"Captcha" those spammers 14 March 2004
keywords: blog, design, spam, captcha, Vincent Massol
Last year, we were trying to find a way to stop people from sending spam through our website. At the time we had no idea that we were actually implementing a "captcha".
"Captcha" - Completely Automated Public Test to tell Computers and Humans Apart.
This is often implemented by rendering a word in an irregular, distorted way against a distracting background and asking the user to type it in. Failure to type in the correct word means that the form submission is rejected. It's very, very difficult to automate that word recognition so we're safe for a while. (Unless some spammer happens to advance the field of character recognition.)
Lots of websites do this especially ones that involve posting messages or signing up for email. The first site I noticed doing this was the Yahoo email service.

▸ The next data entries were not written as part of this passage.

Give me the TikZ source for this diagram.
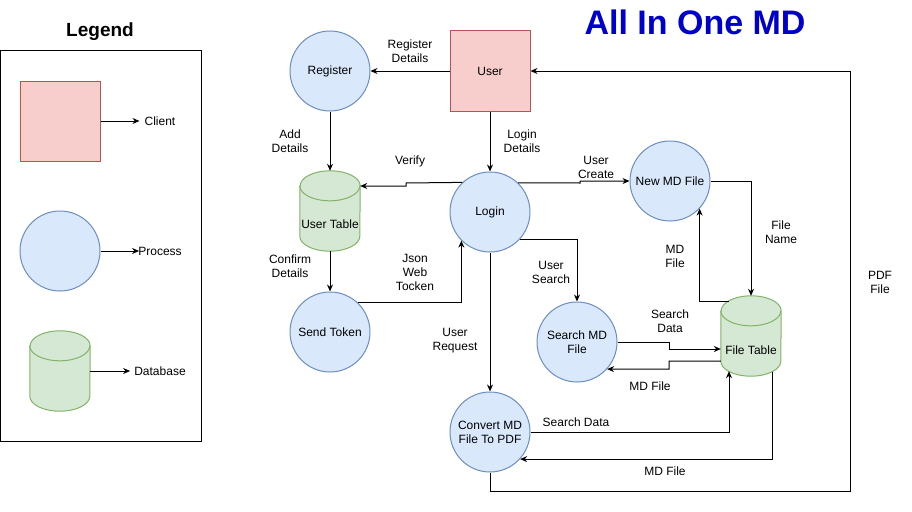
\documentclass[tikz,border=0pt]{standalone}
\usepackage{fontspec}
\setmainfont{Liberation Sans}
\usetikzlibrary{arrows.meta}
\definecolor{redfill}{HTML}{F8CECC}
\definecolor{redstroke}{HTML}{B85450}
\definecolor{bluefill}{HTML}{DAE8FC}
\definecolor{bluestroke}{HTML}{6C8EBF}
\definecolor{greenfill}{HTML}{D5E8D4}
\definecolor{greenstroke}{HTML}{82B366}
\definecolor{titleblue}{HTML}{0000CC}
\newcommand\lblfont{\fontsize{12}{14}\selectfont}
\newcommand\drawcyl[1]{%
  \path[fill=greenfill, draw=greenstroke, line width=1pt]
    ([yshift=-15pt]#1.north west) -- ([yshift=15pt]#1.south west)
    arc[start angle=180, end angle=360, x radius=30pt, y radius=15pt]
    -- ([yshift=-15pt]#1.north east)
    arc[start angle=0, end angle=180, x radius=30pt, y radius=15pt] -- cycle;
  \draw[greenstroke, line width=1pt] ([yshift=-15pt]#1.north west)
    arc[start angle=180, end angle=360, x radius=30pt, y radius=15pt];
}
\tikzset{
  proc/.style={circle, draw=bluestroke, fill=bluefill, line width=1pt, minimum size=80pt, inner sep=0pt, align=center, font=\lblfont},
  client/.style={rectangle, draw=redstroke, fill=redfill, line width=1pt, minimum width=80pt, minimum height=80pt, inner sep=0pt, font=\lblfont},
  dbnode/.style={rectangle, draw=none, minimum width=60pt, minimum height=80pt, inner sep=0pt},
  lab/.style={align=center, font=\lblfont, inner sep=0pt},
  flow/.style={draw=black, line width=1pt, -{Stealth[length=7pt,width=6pt]}},
  plain/.style={draw=black, line width=1pt},
}
\begin{document}
\begin{tikzpicture}[x=1pt,y=1pt]
\useasboundingbox (0,0) rectangle (912,-511);

% Title
\node[font=\bfseries\fontsize{34}{40}\selectfont, text=titleblue, inner sep=0pt] (title) at (695,-22) {All In One MD};

% Legend
\node[font=\bfseries\fontsize{19}{22}\selectfont, inner sep=0pt] (legendtitle) at (100,-32) {Legend};
\draw[plain] (0.5,-51) rectangle (201,-441);
\node[client] (lclient) at (60,-121) {};
\node[proc] (lproc) at (60,-251) {};
\node[dbnode] (ldb) at (60,-371) {};
\drawcyl{ldb}
\node[lab] (ltclient) at (160,-121) {Client};
\node[lab] (ltproc) at (160,-251) {Process};
\node[lab] (ltdb) at (160,-371) {Database};
\draw[flow] (lclient.east) -- ([xshift=-5pt]ltclient.west);
\draw[flow] (lproc.east) -- ([xshift=1pt]ltproc.west);
\draw[flow] (ldb.east) -- ([xshift=-4pt]ltdb.west);

% Main nodes
\node[client] (user) at (490,-71) {User};
\node[proc] (register) at (330,-71) {Register};
\node[proc] (login) at (490,-212) {Login};
\node[proc] (newmd) at (670,-181) {New MD File};
\node[proc] (search) at (577,-342) {Search MD\\File};
\node[proc] (convert) at (490,-432) {Convert MD\\File To PDF};
\node[proc] (sendtok) at (330,-332) {Send Token};
\node[dbnode] (usertable) at (330,-211) {};
\drawcyl{usertable}
\node[lab] (usertabletext) at (330,-224) {User Table};
\node[dbnode] (filetable) at (751,-336) {};
\drawcyl{filetable}
\node[lab] (filetabletext) at (751,-350) {File Table};

% Connectors
\draw[flow] (user.west) -- (register.east);
\draw[flow] (register.south) -- (usertable.north);
\draw[flow] (user.south) -- (login.north);
\draw[flow] (login.133.5) -- (406,-183) -- (406,-186) -- ([yshift=25pt]usertable.east);
\draw[flow] (login.46.5) -- (580,-183) -- (580,-181) -- (newmd.west);
\draw[flow] (newmd.east) -| (filetable.north);
\draw[flow] ([shift={(-22.4pt,35pt)}]filetable.center) -| (newmd.-43.5);
\draw[flow] (login.-42.5) -| (search.north);
\draw[flow] (search.east) -- (669,-342) -- (669,-349) -- ([yshift=-13pt]filetable.west);
\draw[flow] ([yshift=-25pt]filetable.west) -- (669,-361) -- (669,-369) -- (search.-42.5);
\draw[flow] (login.south) -- (convert.north);
\draw[flow] (convert.east) -| ([shift={(-22pt,-35.2pt)}]filetable.center);
\draw[flow] ([shift={(21pt,-35.7pt)}]filetable.center) |- (convert.-42.5);
\draw[flow] (convert.south) -- (490,-491) -- (850,-491) -- (850,-71) -- (user.east);
\draw[flow] (usertable.south) -- (sendtok.north);
\draw[flow] (sendtok.46.5) -| (login.225.6);

% Labels
\node[lab] (l1) at (410,-51) {Register\\Details};
\node[lab] (l2) at (290,-141) {Add\\Details};
\node[lab] (l3) at (522,-141) {Login\\Details};
\node[lab] (l4) at (410,-161) {Verify};
\node[lab] (l5) at (596,-167) {User\\Create};
\node[lab] (l6) at (781,-232) {File\\Name};
\node[lab] (l7) at (675,-256) {MD\\File};
\node[lab] (l8) at (551,-272) {User\\Search};
\node[lab] (l9) at (670,-321) {Search\\Data};
\node[lab] (l10) at (650,-386) {MD File};
\node[lab] (l11) at (455,-341) {User\\Request};
\node[lab] (l12) at (576,-422) {Search Data};
\node[lab] (l13) at (665,-471) {MD File};
\node[lab] (l14) at (880,-282) {PDF\\File};
\node[lab] (l15) at (290,-266) {Confirm\\Details};
\node[lab] (l16) at (415,-272) {Json\\Web\\Tocken};
\end{tikzpicture}
\end{document}
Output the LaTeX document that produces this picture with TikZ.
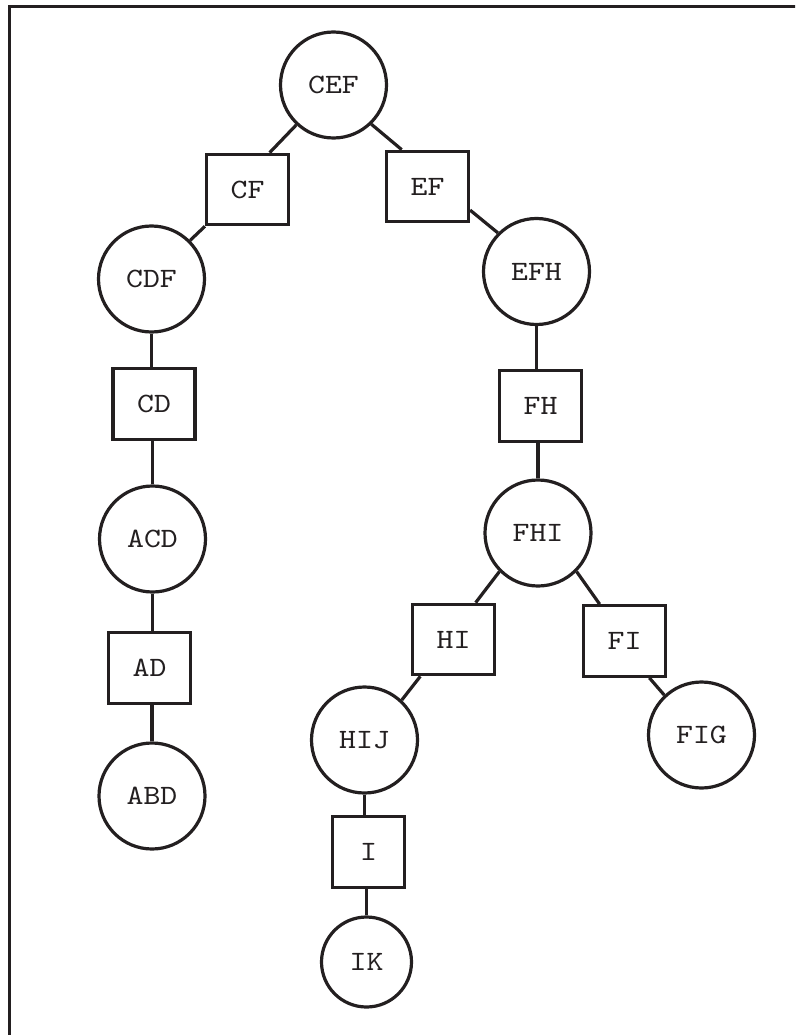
\documentclass[tikz,border=0pt]{standalone}
\usepackage{fontspec}
\newfontfamily\labelfont[Extension=.otf, FakeStretch=1.15]{lmmono10-regular}
\definecolor{ink}{HTML}{231F20}
\tikzset{
  treebase/.style={draw=ink, line width=3.2pt, inner sep=0pt, text=ink,
    font=\labelfont\fontsize{28}{34}\selectfont},
  clique/.style={treebase, circle, minimum size=106pt},
  smallclique/.style={treebase, circle, minimum size=90pt},
  sepbox/.style={treebase, rectangle, minimum width=82pt, minimum height=70.5pt},
  narrowbox/.style={treebase, rectangle, minimum width=72pt, minimum height=71pt},
  link/.style={draw=ink, line width=3.2pt}
}
\begin{document}
\begin{tikzpicture}[x=1pt, y=-1pt]
  \useasboundingbox (0,0) rectangle (795,1035);
  \begin{scope}
    \clip (0,0) rectangle (795,1035);
    \draw[draw=ink, line width=3.3pt] (9.5,6.5) rectangle (1000,1200);
  \end{scope}

  % cliques (circles) and separators (boxes)
  \node[clique] (CEF) at (333.5,85) {CEF};
  \node[sepbox] (CF) at (247.5,189.5) {CF};
  \node[sepbox] (EF) at (427.5,186.5) {EF};
  \node[clique] (CDF) at (151.5,279) {CDF};
  \node[clique] (EFH) at (536.5,271.5) {EFH};
  \node[sepbox] (CD) at (154,404) {CD};
  \node[sepbox] (FH) at (540.5,406) {FH};
  \node[clique] (ACD) at (152.5,539) {ACD};
  \node[clique] (FHI) at (538,533) {FHI};
  \node[sepbox] (AD) at (149.5,668) {AD};
  \node[sepbox] (HI) at (453.5,639.5) {HI};
  \node[sepbox] (FI) at (624.5,641) {FI};
  \node[clique] (ABD) at (152,796) {ABD};
  \node[clique] (HIJ) at (364.5,740) {HIJ};
  \node[clique] (FIG) at (701.5,735) {FIG};
  \node[narrowbox] (I) at (368.5,852) {I};
  \node[smallclique] (IK) at (366.5,962) {IK};

  % slanted tree edges
  \path[link] (CEF.-133) -- (CF.59);
  \path[link] (CEF.-46) -- (EF.125);
  \path[link] (CF.south west) -- (CDF.45);
  \path[link] (EF.-29) -- (EFH.135);
  \path[link] (FHI.-135) -- (HI.59);
  \path[link] (FHI.-45) -- (FI.124);
  \path[link] (HI.-132) -- (HIJ.47);
  \path[link] (FI.-56) -- (FIG.133);

  % vertical tree edges
  \path[link] (CDF.south) -- (CDF.south |- CD.north);
  \path[link] (ACD.north |- CD.south) -- (ACD.north);
  \path[link] (ACD.south) -- (ACD.south |- AD.north);
  \path[link] (ABD.north |- AD.south) -- (ABD.north);
  \path[link] (EFH.south) -- (EFH.south |- FH.north);
  \path[link] (FHI.north |- FH.south) -- (FHI.north);
  \path[link] (HIJ.south) -- (HIJ.south |- I.north);
  \path[link] (IK.north |- I.south) -- (IK.north);
\end{tikzpicture}
\end{document}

Here are some interesting references:
- I learned of the term "Captcha" from Vincent Massol's blog. He rightly points out that this is a good solution to the problem of blog comment spam.
- Vincent Massol's colleagues are developing a Java-based toolkit to vend captchas, called JCaptcha. See http://jcaptcha.sourceforge.net/
- The computer science behind this is discussed in:
L. van Ahn, M. Blum and J. Langford, Telling Humans Apart Automatically, Communications of the ACM, 47(2), February 2004.